Premise
There is no consensus yet about the ultimate destination and persistence of data flowing from millions or billions of sensors. Because they are distributed, the transmission costs to a central repository may seem prohibitive, leading to schemes to reduce and/or aggregate data at the edge. Alternatively, new and unforeseen applications may be waiting for it.
Suppose your organization implements a very large sensor network that streams a great deal of data at very small intervals. For example, you produce cars and trucks (perhaps autonomous ones). This includes telemetry from cameras, radar, sonar, GPS and LIDAR, the latter about 70MB/sec. This could easily amount to four terabytes per day (per vehicle). How much of this data needs to be retained? After all, the location of a cat crossing the street isn’t very interesting a few minutes later. The initial point of all that data (and intelligence at the edge, on board) is to keep the vehicle running well and from crashing.

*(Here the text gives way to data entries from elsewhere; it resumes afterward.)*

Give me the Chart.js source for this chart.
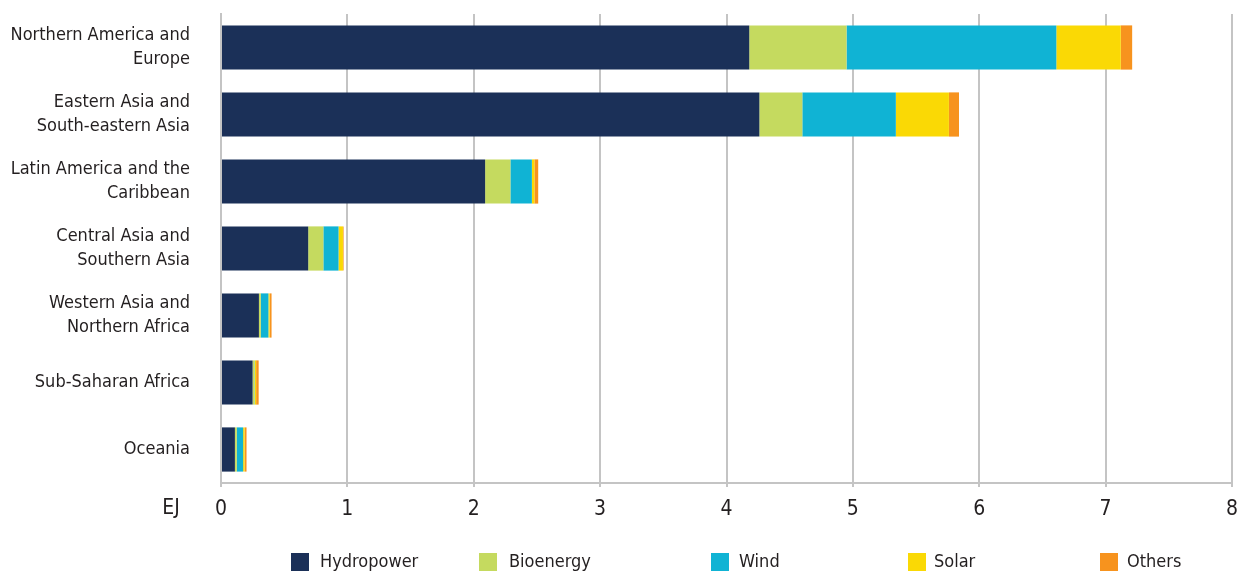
<!DOCTYPE html>
<html>
<head>
<meta charset="utf-8">
<script src="https://cdn.jsdelivr.net/npm/chart.js@4"></script>
<style>
    body { margin: 0; background: #fff; }
    #wrap { position: relative; width: 1238px; height: 573px; }
    #legend { position: absolute; left: 0; top: 553px; width: 1238px; height: 20px; }
    .item { position: absolute; top: 0; height: 18px; }
    .box { position: absolute; left: 0; top: 0; width: 18px; height: 18px; }
    .txt { position: absolute; top: -3px; white-space: nowrap; font-family: "DejaVu Sans Condensed", "DejaVu Sans", sans-serif; font-stretch: condensed; font-size: 18px; color: #231f20; }
</style>
</head>
<body>
<div id="wrap">
    <canvas id="energyChart" width="1238" height="573"></canvas>
    <div id="legend"></div>
</div>
<script>
// regions (y axis)
const regions = [
    ['Northern America and', 'Europe'],
    ['Eastern Asia and', 'South-eastern Asia'],
    ['Latin America and the', 'Caribbean'],
    ['Central Asia and', 'Southern Asia'],
    ['Western Asia and', 'Northern Africa'],
    ['Sub-Saharan Africa'],
    ['Oceania']
];

// EJ
const hydropower = [4.18, 4.26, 2.09, 0.69, 0.30, 0.25, 0.11];
const bioenergy  = [0.77, 0.34, 0.20, 0.12, 0.015, 0.015, 0.015];
const wind       = [1.66, 0.74, 0.17, 0.12, 0.06, 0.003, 0.05];
const solar      = [0.51, 0.42, 0.02, 0.035, 0.01, 0.01, 0.012];
const others     = [0.09, 0.08, 0.03, 0.005, 0.015, 0.02, 0.015];

const xTicks = [0, 1, 2, 3, 4, 5, 6, 7, 8];

const seriesNames = ['Hydropower', 'Bioenergy', 'Wind', 'Solar', 'Others'];
const seriesColors = ['#1b3058', '#c5da5f', '#10b3d4', '#fad905', '#f7931e'];
const legendLeft = [291, 479, 711, 908, 1100];
const legendGap = [29, 30, 28, 26, 27];

const FONT = '"DejaVu Sans Condensed", "DejaVu Sans", sans-serif';
const TEXT = '#231f20';
const GRID = '#c4c4c4';

// "EJ" unit label left of the tick row
const unitLabel = {
    id: 'unitLabel',
    afterDraw(chart) {
        const ctx = chart.ctx;
        const xs = chart.scales.x;
        ctx.save();
        ctx.font = 'normal condensed 21px ' + FONT;
        ctx.fillStyle = TEXT;
        ctx.textAlign = 'center';
        ctx.textBaseline = 'middle';
        ctx.fillText('EJ', chart.chartArea.left - 50, xs.top + 26);
        ctx.restore();
    }
};

const allSeries = [hydropower, bioenergy, wind, solar, others];

new Chart(document.getElementById('energyChart').getContext('2d'), {
    type: 'bar',
    data: {
        labels: regions,
        datasets: allSeries.map((d, i) => ({
            label: seriesNames[i],
            data: d,
            backgroundColor: seriesColors[i],
            borderWidth: 0,
            barPercentage: 0.66,
            categoryPercentage: 1
        }))
    },
    options: {
        indexAxis: 'y',
        responsive: false,
        animation: false,
        layout: { padding: { top: 14, right: 6, left: 0, bottom: 0 } },
        plugins: {
            legend: { display: false },
            tooltip: { enabled: false }
        },
        scales: {
            x: {
                stacked: true,
                min: 0,
                max: 8,
                afterBuildTicks(scale) { scale.ticks = xTicks.map(v => ({ value: v })); },
                afterFit(scale) {
                    scale.height = 90;
                    scale.paddingLeft = 0;
                    scale.paddingRight = 0;
                },
                ticks: {
                    font: { family: FONT, size: 21, weight: 'normal condensed' },
                    color: TEXT,
                    padding: 10,
                    maxRotation: 0
                },
                grid: { color: GRID, lineWidth: 2, tickLength: 4 },
                border: { color: GRID, width: 2 }
            },
            y: {
                stacked: true,
                afterFit(scale) {
                    scale.width = 221;
                    scale.paddingTop = 0;
                    scale.paddingBottom = 0;
                },
                ticks: {
                    font: { family: FONT, size: 18, weight: 'normal condensed', lineHeight: 1.3 },
                    color: TEXT,
                    padding: 23
                },
                grid: { display: false },
                border: { color: GRID, width: 2 }
            }
        }
    },
    plugins: [unitLabel]
});

// legend with the reference's uneven spacing
const legend = document.getElementById('legend');
seriesNames.forEach((name, i) => {
    const item = document.createElement('div');
    item.className = 'item';
    item.style.left = legendLeft[i] + 'px';
    item.innerHTML = '<div class="box" style="background:' + seriesColors[i] + '"></div>' +
        '<div class="txt" style="left:' + legendGap[i] + 'px">' + name + '</div>';
    legend.appendChild(item);
});
</script>
</body>
</html>
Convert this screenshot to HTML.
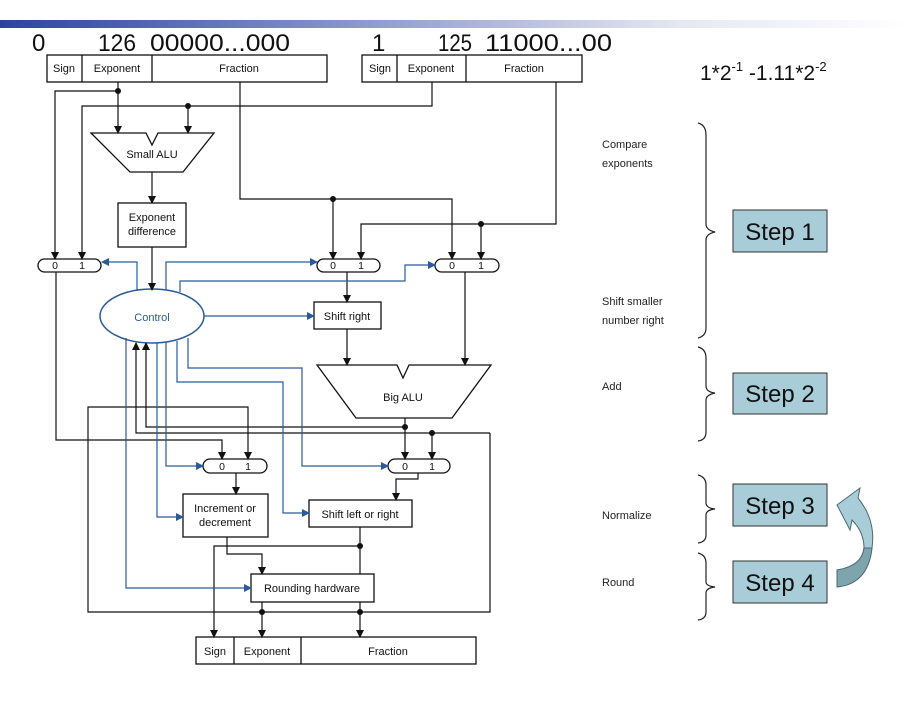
<!DOCTYPE html>
<html><head><meta charset="utf-8"><style>
html,body{margin:0;padding:0;background:#fff;width:910px;height:703px;overflow:hidden}
svg{display:block}
</style></head><body>
<svg width="910" height="703" viewBox="0 0 910 703" xmlns="http://www.w3.org/2000/svg" font-family="Liberation Sans, Arial, sans-serif">
<defs>
<linearGradient id="g" x1="0" x2="1"><stop offset="0" stop-color="#2b44a0"/><stop offset="0.35" stop-color="#7f8ec8"/><stop offset="0.75" stop-color="#e6e8f2"/><stop offset="1" stop-color="#fff"/></linearGradient>
<marker id="ak" markerWidth="8" markerHeight="8" refX="7" refY="4" orient="auto" markerUnits="userSpaceOnUse"><path d="M0,0 L8,4 L0,8 z" fill="#111"/></marker>
<marker id="ab" markerWidth="8" markerHeight="8" refX="7" refY="4" orient="auto" markerUnits="userSpaceOnUse"><path d="M0,0 L8,4 L0,8 z" fill="#2a5a9a"/></marker>
</defs>
<rect x="0" y="20" width="910" height="8" fill="url(#g)"/>
<g font-size="24" fill="#111">
<text x="32" y="51">0</text><text x="98" y="51" textLength="38" lengthAdjust="spacingAndGlyphs">126</text><text x="150" y="51" textLength="140" lengthAdjust="spacingAndGlyphs">00000...000</text>
<text x="372" y="51">1</text><text x="438" y="51" textLength="34" lengthAdjust="spacingAndGlyphs">125</text><text x="485" y="51" textLength="127" lengthAdjust="spacingAndGlyphs">11000...00</text>
</g>
<text x="700" y="80" font-size="21" fill="#111">1*2<tspan font-size="13" dy="-9">-1</tspan><tspan dy="9"> -1.11*2</tspan><tspan font-size="13" dy="-9">-2</tspan></text>

<g stroke="#111" stroke-width="1.3" fill="#fff">
<rect x="47" y="55" width="280" height="27"/><line x1="82" y1="55" x2="82" y2="82"/><line x1="152" y1="55" x2="152" y2="82"/>
<rect x="362" y="55" width="220" height="27"/><line x1="397" y1="55" x2="397" y2="82"/><line x1="466" y1="55" x2="466" y2="82"/>
<rect x="196" y="637" width="280" height="27"/><line x1="234" y1="637" x2="234" y2="664"/><line x1="301" y1="637" x2="301" y2="664"/>
<path d="M91,133 L146,133 L152,145 L158,133 L214,133 L183,172 L130,172 Z"/>
<rect x="118" y="203" width="68" height="44"/>
<rect x="314" y="302" width="67" height="27"/>
<path d="M317,365 L397,365 L403,378 L409,365 L491,365 L452,418 L356,418 Z"/>
<rect x="183" y="494" width="85" height="43"/>
<rect x="309" y="500" width="103" height="27"/>
<rect x="251" y="574" width="123" height="28"/>
<rect x="38" y="259" width="63" height="13" rx="6.5"/>
<rect x="317" y="259" width="63" height="13" rx="6.5"/>
<rect x="435" y="259" width="64" height="13" rx="6.5"/>
<rect x="203" y="459" width="64" height="14" rx="7"/>
<rect x="388" y="459" width="62" height="14" rx="7"/>
</g>
<ellipse cx="152" cy="316" rx="52" ry="27" fill="#fff" stroke="#2a5a9a" stroke-width="1.5"/>

<g font-size="11" fill="#111" text-anchor="middle">
<text x="64" y="72">Sign</text><text x="117" y="72">Exponent</text><text x="239" y="72">Fraction</text>
<text x="380" y="72">Sign</text><text x="431" y="72">Exponent</text><text x="524" y="72">Fraction</text>
<text x="215" y="655">Sign</text><text x="267" y="655">Exponent</text><text x="388" y="655">Fraction</text>
<text x="152" y="158">Small ALU</text>
<text x="152" y="221">Exponent</text><text x="152" y="235">difference</text>
<text x="347" y="320">Shift right</text>
<text x="403" y="401">Big ALU</text>
<text x="225" y="512">Increment or</text><text x="225" y="526">decrement</text>
<text x="360" y="518">Shift left or right</text>
<text x="312" y="592">Rounding hardware</text>
<text x="152" y="321" fill="#2a5a9a">Control</text>
<g font-size="10.5"><text x="55" y="269">0</text><text x="82" y="269">1</text>
<text x="333" y="269">0</text><text x="361" y="269">1</text>
<text x="452" y="269">0</text><text x="481" y="269">1</text>
<text x="222" y="470">0</text><text x="248" y="470">1</text>
<text x="405" y="470">0</text><text x="432" y="470">1</text></g>
</g>

<g stroke="#111" stroke-width="1.2" fill="none">
<path d="M118,82 V133" marker-end="url(#ak)"/>
<path d="M118,91 H55 V259" marker-end="url(#ak)"/>
<path d="M432,82 V106 H82 V259" marker-end="url(#ak)"/>
<path d="M188,106 V133" marker-end="url(#ak)"/>
<path d="M152,172 V203" marker-end="url(#ak)"/>
<path d="M152,247 V290" marker-end="url(#ak)"/>
<path d="M240,82 V199 H452 V259" marker-end="url(#ak)"/>
<path d="M333,199 V259" marker-end="url(#ak)"/>
<path d="M556,82 V224 H361 V259" marker-end="url(#ak)"/>
<path d="M481,224 V259" marker-end="url(#ak)"/>
<path d="M347,272 V302" marker-end="url(#ak)"/>
<path d="M347,329 V365" marker-end="url(#ak)"/>
<path d="M465,272 V365" marker-end="url(#ak)"/>
<path d="M405,418 V459" marker-end="url(#ak)"/>
<path d="M405,427 H146 V343" marker-end="url(#ak)"/>
<path d="M490,433 H136 V343" marker-end="url(#ak)"/>
<path d="M432,433 V459" marker-end="url(#ak)"/>
<path d="M490,433 V612 H88 V407 H248 V459" marker-end="url(#ak)"/>
<path d="M56,272 V440 H222 V459" marker-end="url(#ak)"/>
<path d="M236,473 V494" marker-end="url(#ak)"/>
<path d="M418,473 V479 H396 V500" marker-end="url(#ak)"/>
<path d="M360,527 V574"/>
<path d="M360,546 H214 V637" marker-end="url(#ak)"/>
<path d="M227,537 V554 H262 V574" marker-end="url(#ak)"/>
<path d="M262,602 V637" marker-end="url(#ak)"/>
<path d="M360,602 V637" marker-end="url(#ak)"/>
</g>
<g fill="#111">
<circle cx="118" cy="91" r="3"/><circle cx="188" cy="106" r="3"/><circle cx="333" cy="199" r="3"/><circle cx="481" cy="224" r="3"/>
<circle cx="405" cy="427" r="3"/><circle cx="432" cy="433" r="3"/><circle cx="360" cy="546" r="3"/><circle cx="262" cy="612" r="3"/><circle cx="360" cy="612" r="3"/>
</g>
<g stroke="#2a5a9a" stroke-width="1.2" fill="none">
<path d="M137,290 V262 H102" marker-end="url(#ab)"/>
<path d="M166,290 V262 H317" marker-end="url(#ab)"/>
<path d="M180,292 V281 H405 V265 H435" marker-end="url(#ab)"/>
<path d="M204,316 H314" marker-end="url(#ab)"/>
<path d="M166,342 V466 H203" marker-end="url(#ab)"/>
<path d="M188,338 V368 H302 V466 H388" marker-end="url(#ab)"/>
<path d="M177,341 V382 H283 V513 H309" marker-end="url(#ab)"/>
<path d="M157,343 V517 H183" marker-end="url(#ab)"/>
<path d="M126,338 V588 H251" marker-end="url(#ab)"/>
</g>

<g font-size="11" fill="#222">
<text x="602" y="148">Compare</text><text x="602" y="167">exponents</text>
<text x="602" y="305">Shift smaller</text><text x="602" y="324">number right</text>
<text x="602" y="390">Add</text><text x="602" y="519">Normalize</text><text x="602" y="586">Round</text>
</g>
<g stroke="#222" stroke-width="1.2" fill="none">
<path d="M698,123 Q706,125 706,135 V224 Q706,230 715,232 Q706,234 706,240 V328 Q706,336 698,338"/>
<path d="M698,347 Q706,349 706,358 V386 Q706,392 715,393 Q706,395 706,400 V432 Q706,440 698,441"/>
<path d="M698,475 Q706,477 706,485 V503 Q706,508 715,509 Q706,510 706,515 V535 Q706,542 698,543"/>
<path d="M698,553 Q706,555 706,563 V582 Q706,586 715,587 Q706,588 706,593 V612 Q706,619 698,620"/>
</g>
<g fill="#a9cdd8" stroke="#333" stroke-width="1">
<rect x="733" y="210" width="94" height="42"/><rect x="733" y="373" width="94" height="41"/>
<rect x="733" y="484" width="94" height="42"/><rect x="733" y="561" width="94" height="42"/>
</g>
<g font-size="24" fill="#111" text-anchor="middle">
<text x="780" y="240">Step 1</text><text x="780" y="402">Step 2</text><text x="780" y="514">Step 3</text><text x="780" y="591">Step 4</text>
</g>
<path d="M837,505 L860,488 L858,498 Q876,520 872,548 Q868,584 837,587 L837,570 Q862,566 864,548 Q864,532 852,520 L850,530 Z" fill="#a9cdd8" stroke="#4a6a74" stroke-width="1"/>
<path d="M872,548 Q868,584 837,587 L837,570 Q862,566 864,548 Z" fill="#7ea4ae" stroke="#4a6a74" stroke-width="1"/>
</svg>
</body></html>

Setting aside the question of whether data about stray animals in a neighborhood are worth retaining, beyond the instantaneous management of the vehicle, the data that might be retained could be reduced through compression or aggregation. Instead of four terabytes of data, the reduced volume (and urgency) of this type of data could easily be handled by a mid-range analytical platform, preferably in the cloud.
Thus, costs would suggest aggressive efforts to reduce data. But what about business quality or opportunity? Under what circumstances should businesses choose to keep larger volumes of data available for derivative purposes? Our research shows that keeping “more data is better” when:
- There an “Informating” application for your IoT data.
Sometimes the data is more valuable than the activity being automated.
- You have the infrastructure to capitalize on it.
Business models capable of monetizing data will encourage keeping more data.
- You have an agile enough culture to launch something completely alien.
Realizing potential returns on data is highly sensitive to the right mix of skills, business processes, and strategic imagination.
Is There An “Informating” Application for Your IoT Data?
Shoshana Zuboff, in her landmark book, “In the Age of the Smart Machine: The Future of Work and Power,” coined the term “infomating” to describe circumstances under the technology implementation achieved its goals, but the data turned out to be vastly more valuable from unforeseen developments. She discovered infomating when studying the introduction of laser scanners at grocery store checkout counters (perhaps you can see the analogy here to IoT).
Grocery stores adopted scanners to speed up the checkout process, to eliminate the need to place price tags on every item to manage inventory most effectively and even to adjust prices with a keystroke. But what the inventors didn’t see was the multi-billion-dollar industry of collecting the scanned data, syndicating it across many stores and reselling it to at great profit to manufacturers, distributions, transportation companies and even back to the stores themselves.
Where are the syndicated data opportunities in a domain like autonomous vehicles? According to a 2016 study by AAA, the average American spends about 50 minutes per day driving. The only activities that get more time are sleeping and TV watching. What new business opportunities might be buried in that data? To insurance companies, to smart cities, to automobile and truck manufacturers, to fleet operators, tire companies…the opportunities are there. It is here that the reduction of data at the edge may not be the best approach.
Do you have the infrastructure to capitalize on it?
Originators create original content. Syndicators package that content for distribution, often integrating it with content from other originators. Distributors deliver the content to customers. A company can play one role in a syndication network, or it can play two or three roles simultaneously. It can also shift from one role to another over time.
Consider IMS Quintiles, the largest data syndicator in healthcare. By gathering data from originators, they provide the healthcare industry with sales-force effectiveness, compensation plans, effectiveness of multiple distribution channels, market opportunity analysis and penetration strategies, competitive analysis, marketing programs. IRI provides integrated big data, predictive analytics and forward-looking insights, all on a single leading technology platform, IRI Liquid Data®, to help CPG, over-the-counter health care, retail and media companies personalize their marketing and grow their businesses.
Obviously Originators need to consider how to package the data they collect. Syndicators have a more complex, distributed architecture at scale, and Distributors have the most complex architecture and business.
Do You Have an Agile Enough Culture to Launch Something Completely Alien?
It takes more than a good idea to launch a successful business, especially when that business is tangential to your existing business. The simplest path is to think if there is a way to drive secondary value from the data you collect in your instrumented or IoT business. Is there a buyer for this data? Or, can it be used internally for driving new insights beyond those of the original purpose of the sensor? This latter point is the central reason for building a data lake: the data has all been used for something else, so you collect it with the assumption it has more value if you can leverage it.
Even if you choose to discard IoT data, you can always turn the spigot back on. Unless you have an informating application already, it may be wise to make your data persistence decision based on what you know. In the meantime, try to envision opportunities to either create a business from it, or find a way to engage with a syndicator that would be interested in buying the data or partnering with you. Remember, companies like IMS Health, Information Resources, Axciom and Comscore got rich on other companies’ data.
Action Item
Whether you choose to act on informating your data, be through in evaluating whether to store original sensor data. Even if you meet you IoT requirements without persisting it, there may be opportunities down the line if you do.